Ma tanto fu diretto nella vita quanto invece allusivo sulla
scena, dove diede vita al teatro della minaccia ('’La vita di ognuno di noi
è sempre minacciata e incerta. Viviamo nella repressione e fingiamo di
vivere nella libertà'’). La sua è l’arte di scrivere per sottrazione,
costruendo personaggi e vicende esemplari, sganciate da ogni contingenza. E
nonostante questo riuscendo a farli sentire vivi, concreti, esemplari.
Vale per le figure dei primi drammi anni Cinquanta e Sessanta, dal
Calapranzi al Guardiano, come per quelli più politici degli
ultimi venti anni, da Il bicchiere della staffa a Ceneri alle
ceneri, passando per le tragicommedie che trattano apparentemente
dell’amore e delle sue menzogne, da L’amante a Tradimenti,
ma che forse parlano di inganni ben più profondi e esistenziali, della morte
inevitabile di illusioni e speranze.
Pinter, nato ad Hackney, un sobborgo di Londra, il 10 ottobre 1930, iniziò
la sua carriera teatrale come attore, prima frequentando grandi scuole di
recitazione, poi girando l’Irlanda con una compagnia shakespeariana con lo
pseudonimo di David Barron. La sua carriera di drammaturgo iniziò, quasi per
caso, nel 1957, quando scrisse per un amico in quattro giorni un atto unico
intitolato La stanza. Del 1958 il celebre Festa di compleanno,
in cui due ignoti visitatori piombano a casa di un giovane misantropo che
vive isolato. Ancor maggiore impatto suscita i lavoro di Pinter quando gli
argomenti diventano più drammatici, e si capisce che il riferimento è, per
esempio, alla tragedia dei desaparecidos argentini in Il bicchiere della
staffa del 1984 o alla Shoah in Ceneri alle ceneri del 1996.

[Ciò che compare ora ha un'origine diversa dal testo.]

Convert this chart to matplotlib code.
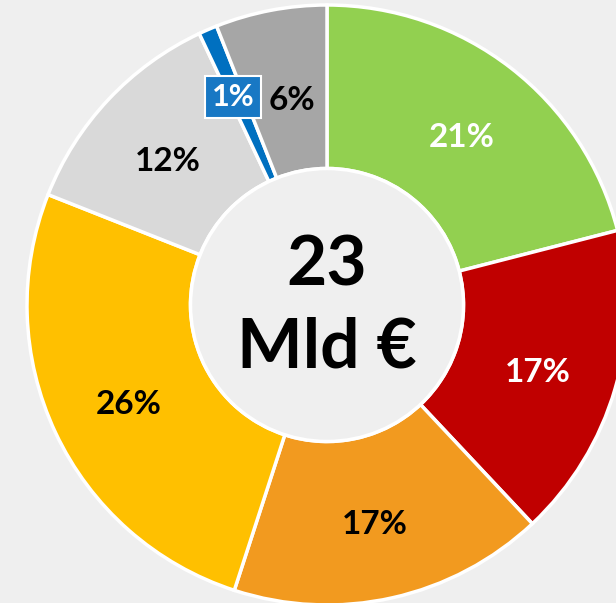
import matplotlib
matplotlib.use("Agg")
import matplotlib.pyplot as plt
from matplotlib.patches import Circle
import matplotlib.transforms as mtransforms

plt.rcParams['font.family'] = ['Lato', 'DejaVu Sans']

categories = ["A", "B", "C", "D", "E", "F", "G"]
values = [21, 17, 17, 26, 12, 1, 6]
colors = ["#92d050", "#c00000", "#f29a1f", "#ffc000", "#d9d9d9", "#0070c0", "#a6a6a6"]
label_colors = ["white", "white", "black", "black", "black", "white", "black"]
center_text = "23\nMld €"
bg = "#efefef"

fig = plt.figure(figsize=(6.16, 6.03), dpi=100, facecolor=bg)
ax = fig.add_axes([0, 0, 1, 1])
ax.set_facecolor(bg)

wedges, texts, autotexts = ax.pie(
    values, colors=colors, startangle=90, counterclock=False, radius=1.0,
    autopct=lambda p: f"{round(p)}%", pctdistance=0.73,
    wedgeprops=dict(width=0.545, edgecolor="white", linewidth=2.5),
    textprops=dict(fontsize=24, fontweight="bold"))

# pixel nudges of the data labels (label placement style)
nudges = [(0, -6), (0, -6), (0, -6), (0, -6), (0, -6), (-7, 7), (6, -11)]
for t, c, col, (nx, ny) in zip(autotexts, label_colors, colors, nudges):
    t.set_color(c)
    t.set_transform(ax.transData + mtransforms.ScaledTranslation(nx / 100, ny / 100, fig.dpi_scale_trans))
    if col == "#0070c0":
        t.set_fontsize(22)
        t.set_bbox(dict(boxstyle="square,pad=0.22", facecolor="#1878c4",
                        edgecolor="white", linewidth=1.5))
        t.set_zorder(10)

ax.add_patch(Circle((0, 0), 0.455, facecolor=bg, edgecolor="white", linewidth=2.5, zorder=5))
ax.text(0, 0, center_text, ha="center", va="center", fontsize=50,
        fontweight="bold", linespacing=1.36, zorder=6,
        transform=ax.transData + mtransforms.ScaledTranslation(0, -2 / 100, fig.dpi_scale_trans))

ax.set_aspect("equal")
ax.set_xlim(-327 / 300, (616 - 327) / 300)
ax.set_ylim(-(603 - 305) / 300, 305 / 300)
ax.axis("off")

fig.savefig("out.png", dpi=100, facecolor=bg)
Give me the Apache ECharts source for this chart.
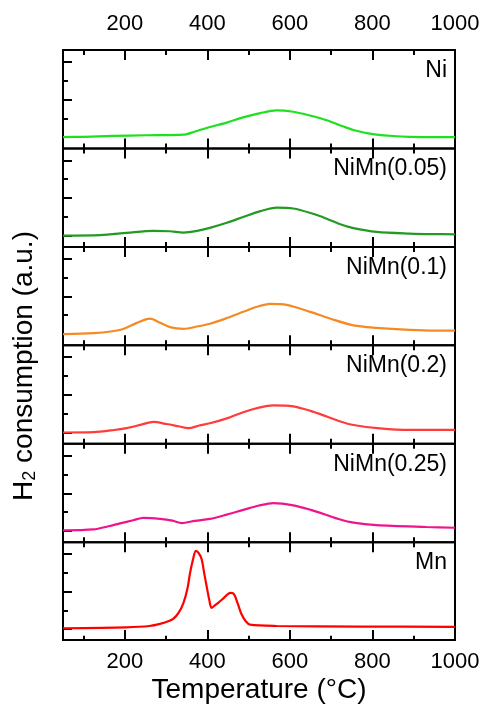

Autore del suo tempo, Pinter ha anche scritto testi radiofonici, volumi di
poesia e sceneggiature per il cinema, legando il suo nome a film di qualità
e successo, come La donna del tenente francese di Reisz, per cui è
stato candidato all’Oscar e al Golden Globe, Cortesie per gli ospiti
di Schrader, Messaggero d’amore di Losey. Ha adattato per il cinema
anche il capolavoro di Proust, mai realizzato e uscito solo in volume.